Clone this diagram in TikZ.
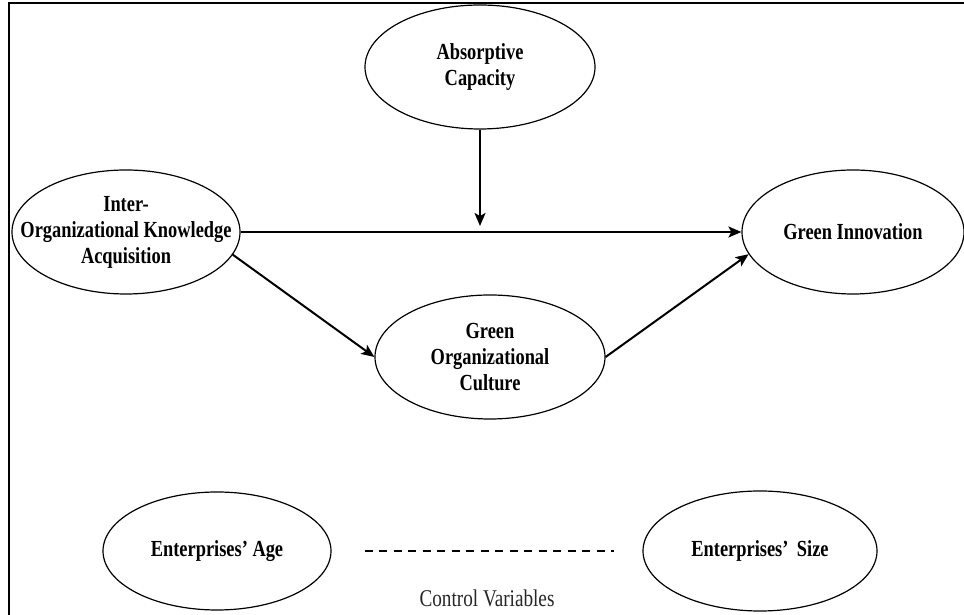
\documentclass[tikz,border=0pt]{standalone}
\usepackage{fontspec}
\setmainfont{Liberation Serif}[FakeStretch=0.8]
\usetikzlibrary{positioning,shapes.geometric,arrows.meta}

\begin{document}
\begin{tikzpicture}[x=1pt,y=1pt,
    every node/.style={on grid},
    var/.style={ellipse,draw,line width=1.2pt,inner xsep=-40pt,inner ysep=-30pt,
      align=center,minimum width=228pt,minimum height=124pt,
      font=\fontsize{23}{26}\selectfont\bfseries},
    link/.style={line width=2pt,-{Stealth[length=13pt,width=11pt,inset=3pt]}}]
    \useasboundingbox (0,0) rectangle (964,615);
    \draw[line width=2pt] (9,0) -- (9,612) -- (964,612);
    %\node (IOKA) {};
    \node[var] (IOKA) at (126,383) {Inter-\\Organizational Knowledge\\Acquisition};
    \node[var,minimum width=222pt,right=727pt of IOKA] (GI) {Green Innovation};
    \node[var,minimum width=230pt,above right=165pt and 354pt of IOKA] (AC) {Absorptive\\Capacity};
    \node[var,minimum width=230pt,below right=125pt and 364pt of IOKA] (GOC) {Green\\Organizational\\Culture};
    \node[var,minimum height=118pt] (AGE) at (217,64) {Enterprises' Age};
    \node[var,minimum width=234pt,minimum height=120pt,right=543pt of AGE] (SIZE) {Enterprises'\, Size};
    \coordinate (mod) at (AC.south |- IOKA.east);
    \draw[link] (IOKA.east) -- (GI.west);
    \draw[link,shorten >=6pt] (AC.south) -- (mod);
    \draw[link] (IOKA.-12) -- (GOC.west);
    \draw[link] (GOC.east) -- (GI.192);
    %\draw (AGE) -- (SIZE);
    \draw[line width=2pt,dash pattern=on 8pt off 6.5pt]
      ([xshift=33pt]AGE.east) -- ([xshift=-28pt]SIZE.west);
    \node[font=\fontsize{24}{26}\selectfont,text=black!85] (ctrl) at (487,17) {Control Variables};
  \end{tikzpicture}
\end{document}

+ + + + + + +

TO BE DONE:
Give back the whole listing as it stands, minus its pictures.

RESULT OF THIS TASK:
Clone this diagram in TikZ.
\documentclass[tikz,border=0pt]{standalone}
\usepackage{fontspec}
\setmainfont{Liberation Serif}[FakeStretch=0.8]
\usetikzlibrary{positioning,shapes.geometric,arrows.meta}

\begin{document}
\begin{tikzpicture}[x=1pt,y=1pt,
    every node/.style={on grid},
    var/.style={ellipse,draw,line width=1.2pt,inner xsep=-40pt,inner ysep=-30pt,
      align=center,minimum width=228pt,minimum height=124pt,
      font=\fontsize{23}{26}\selectfont\bfseries},
    link/.style={line width=2pt,-{Stealth[length=13pt,width=11pt,inset=3pt]}}]
    \useasboundingbox (0,0) rectangle (964,615);
    \draw[line width=2pt] (9,0) -- (9,612) -- (964,612);
    %\node (IOKA) {};
    \node[var] (IOKA) at (126,383) {Inter-\\Organizational Knowledge\\Acquisition};
    \node[var,minimum width=222pt,right=727pt of IOKA] (GI) {Green Innovation};
    \node[var,minimum width=230pt,above right=165pt and 354pt of IOKA] (AC) {Absorptive\\Capacity};
    \node[var,minimum width=230pt,below right=125pt and 364pt of IOKA] (GOC) {Green\\Organizational\\Culture};
    \node[var,minimum height=118pt] (AGE) at (217,64) {Enterprises' Age};
    \node[var,minimum width=234pt,minimum height=120pt,right=543pt of AGE] (SIZE) {Enterprises'\, Size};
    \coordinate (mod) at (AC.south |- IOKA.east);
    \draw[link] (IOKA.east) -- (GI.west);
    \draw[link,shorten >=6pt] (AC.south) -- (mod);
    \draw[link] (IOKA.-12) -- (GOC.west);
    \draw[link] (GOC.east) -- (GI.192);
    %\draw (AGE) -- (SIZE);
    \draw[line width=2pt,dash pattern=on 8pt off 6.5pt]
      ([xshift=33pt]AGE.east) -- ([xshift=-28pt]SIZE.west);
    \node[font=\fontsize{24}{26}\selectfont,text=black!85] (ctrl) at (487,17) {Control Variables};
  \end{tikzpicture}
\end{document}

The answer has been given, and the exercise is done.